Übertragungsleistung erleichtern

Am Abend sitzen wir entspannt zusammen. Die Grenze zwischen Experten und Anwendern stellt keine Barriere im eigentlichen Sinne dar. Das ist auch dem Umstand zu verdanken, dass das alles sehr ungewöhnlich, persönlich und nah ist. Die Nutzer lernen bei dieser Art des Prototypings eine ganz neue Art der Wertschätzung und Beteiligung kennen. Die Mitglieder des Teams haben auch neue Erfahrungen gemacht und der ansonsten eher abstrakte „Nutzer“ stellt sich als sehr sympathisches und authentisches Gegenüber heraus.

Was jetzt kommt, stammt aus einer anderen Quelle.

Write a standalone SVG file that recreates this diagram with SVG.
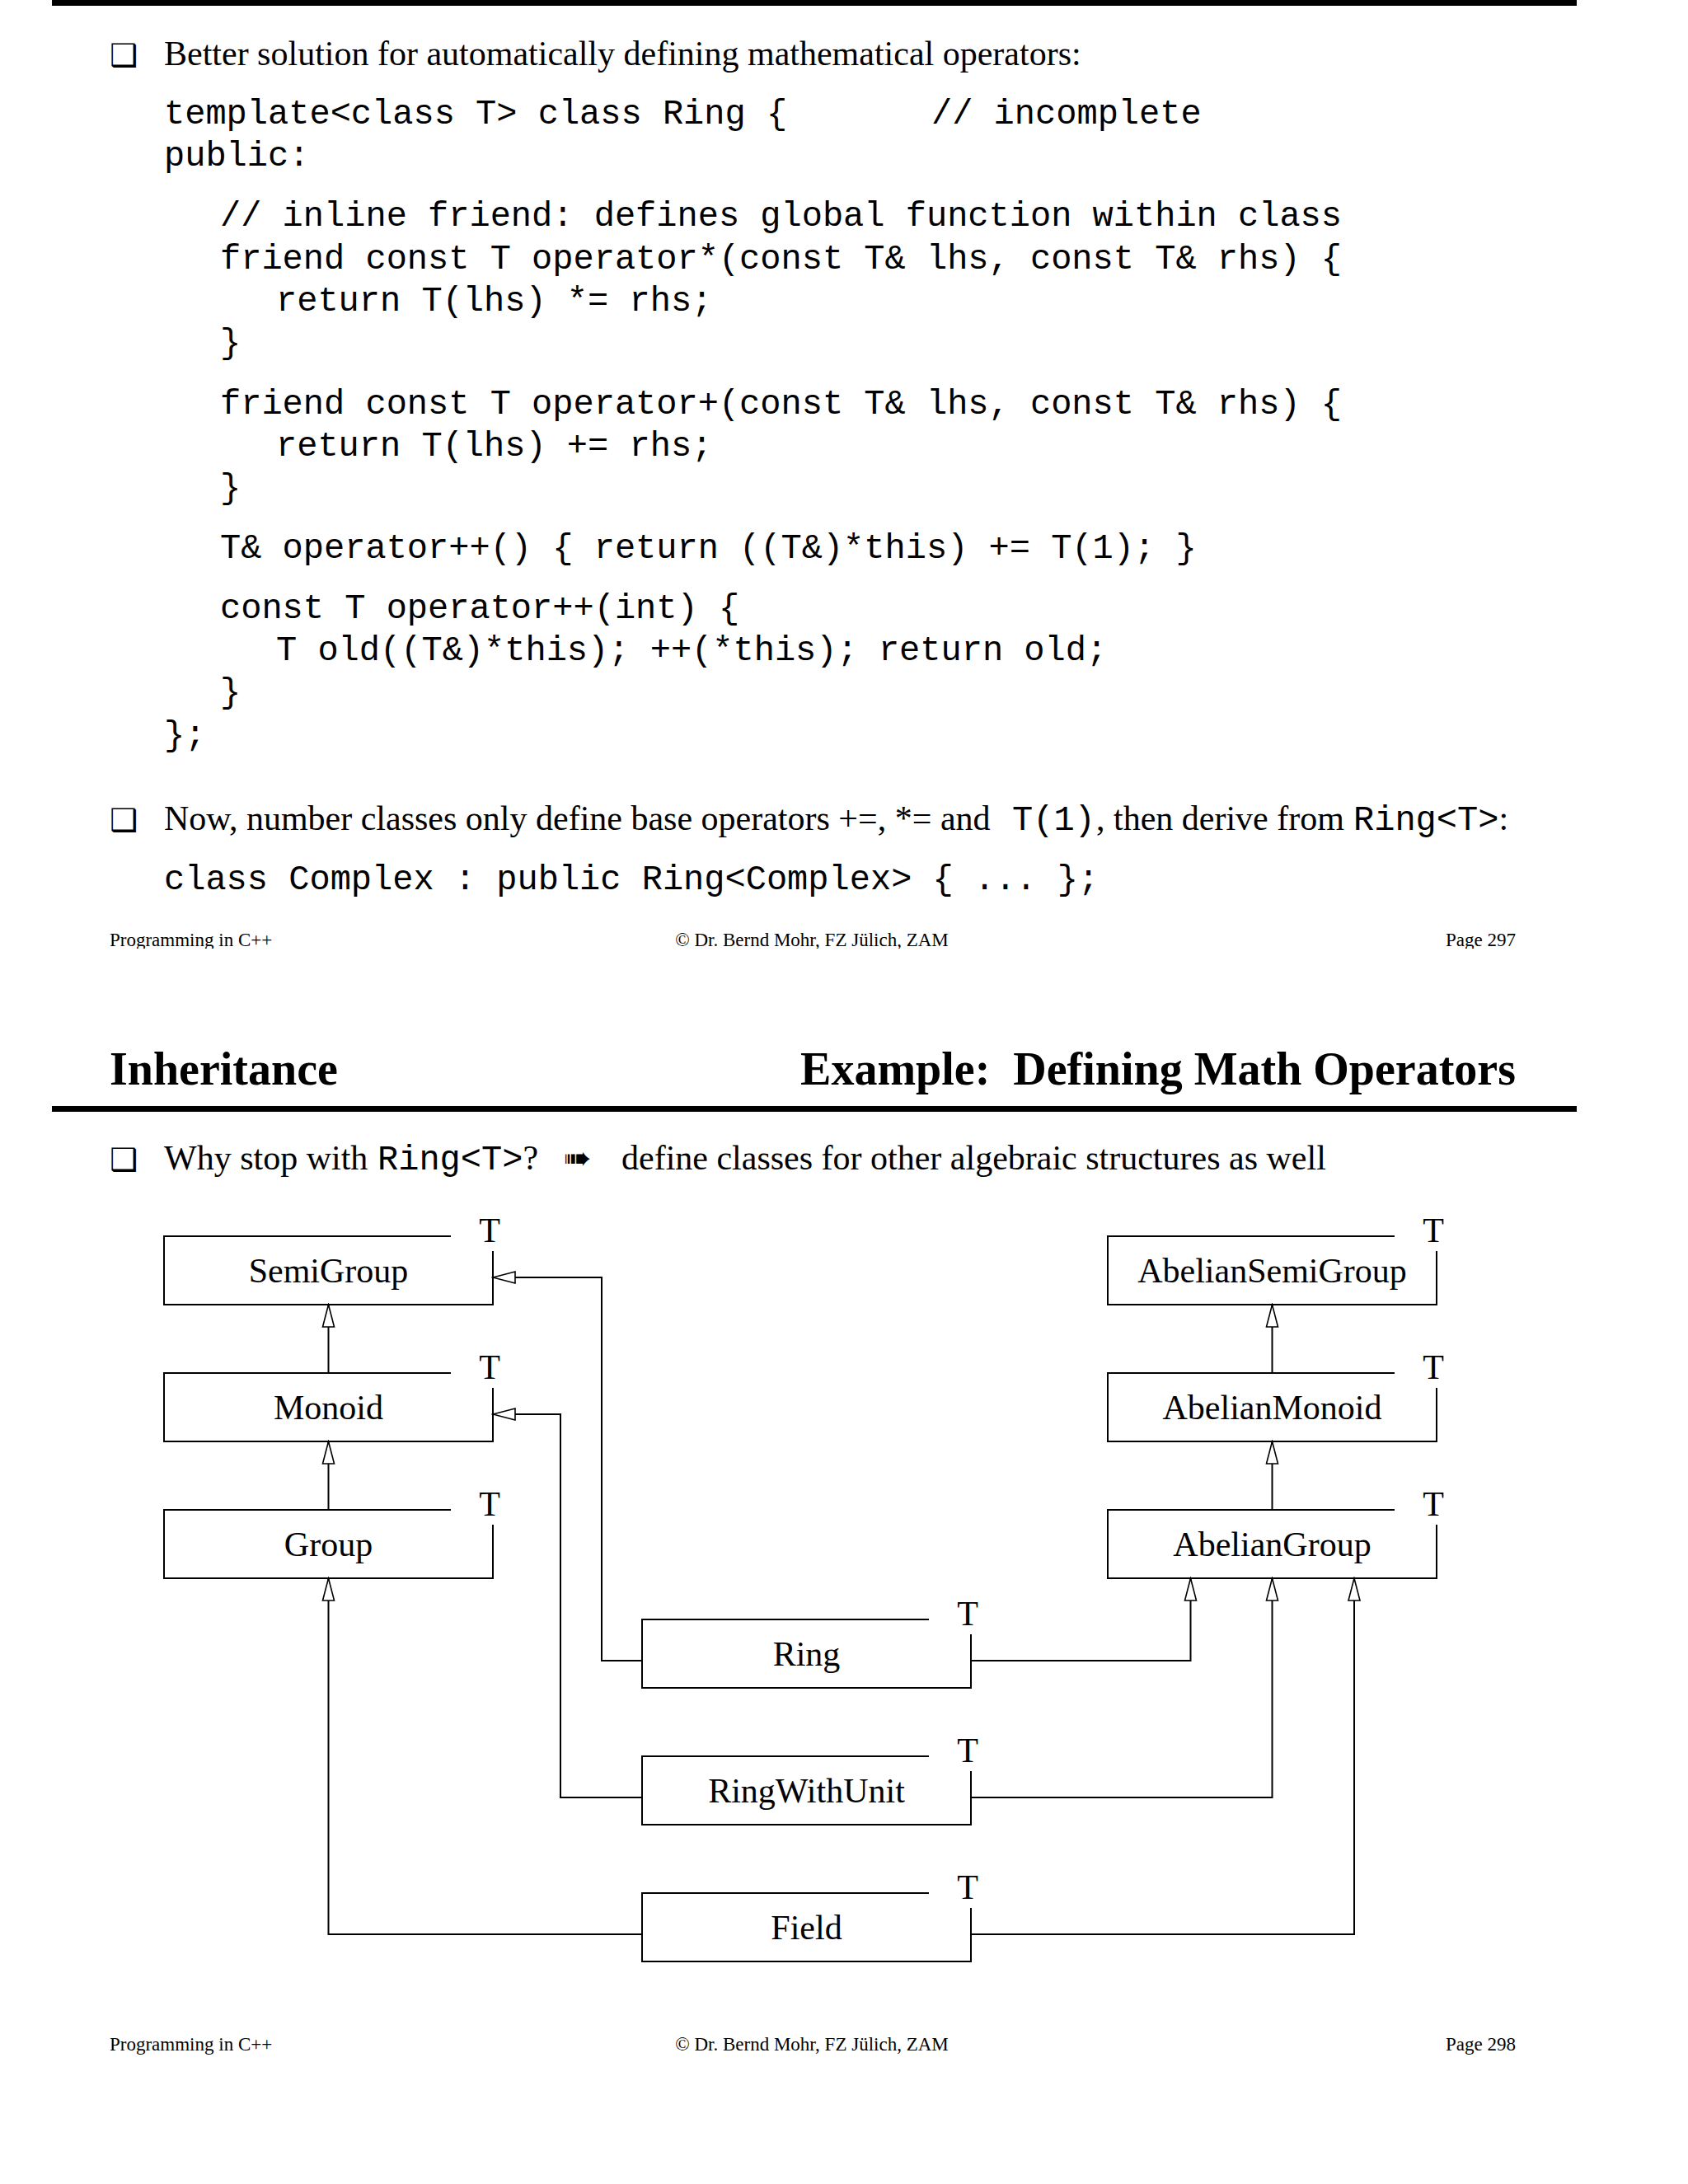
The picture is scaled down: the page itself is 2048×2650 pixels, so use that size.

Der nicht nur eine Meinung hat, sondern auch ganz eigene Ideen und selbst bei nur fünf bzw. nach dem zweiten Tag zehn Teilnehmern, ein sehr großes Spektrum an individuellen Unterschieden aufweist.

Rapid Prototyping

Der vorstehende Blogartikel ist unmittelbar nach und unter dem Eindruck eines so genannten Rapid Prototyping entstanden. Im Verlaufe des Projekts wurden zur Gestaltung von Anwendungen und Nutzerschnittstellen – insbesondere für das Interface der Energie – solche Veranstaltungen durchgeführt. Ziel ist es, mit möglichst geringem zeitlichem Aufwand zu einer Vielzahl unterschiedlicher Ideen zu kommen und zu ersten Prototypen unmittelbar Feedback zu erhalten. Diese Art von interdisziplinaren Workshops ist eingebettet in das so genannte Human Centered Design (HCD) und baut auf den Ergebnissen der qualitativen Erhebungen auf. Die Teilnehmer der Workshops – also die Probanden oder Tester – rekrutieren sich aus den zeitlich davor liegenden Gesprächen und Aktionen. Sie wurden so ausgewählt, dass sie zur ausgewählten Personengruppe, den Personas, passen.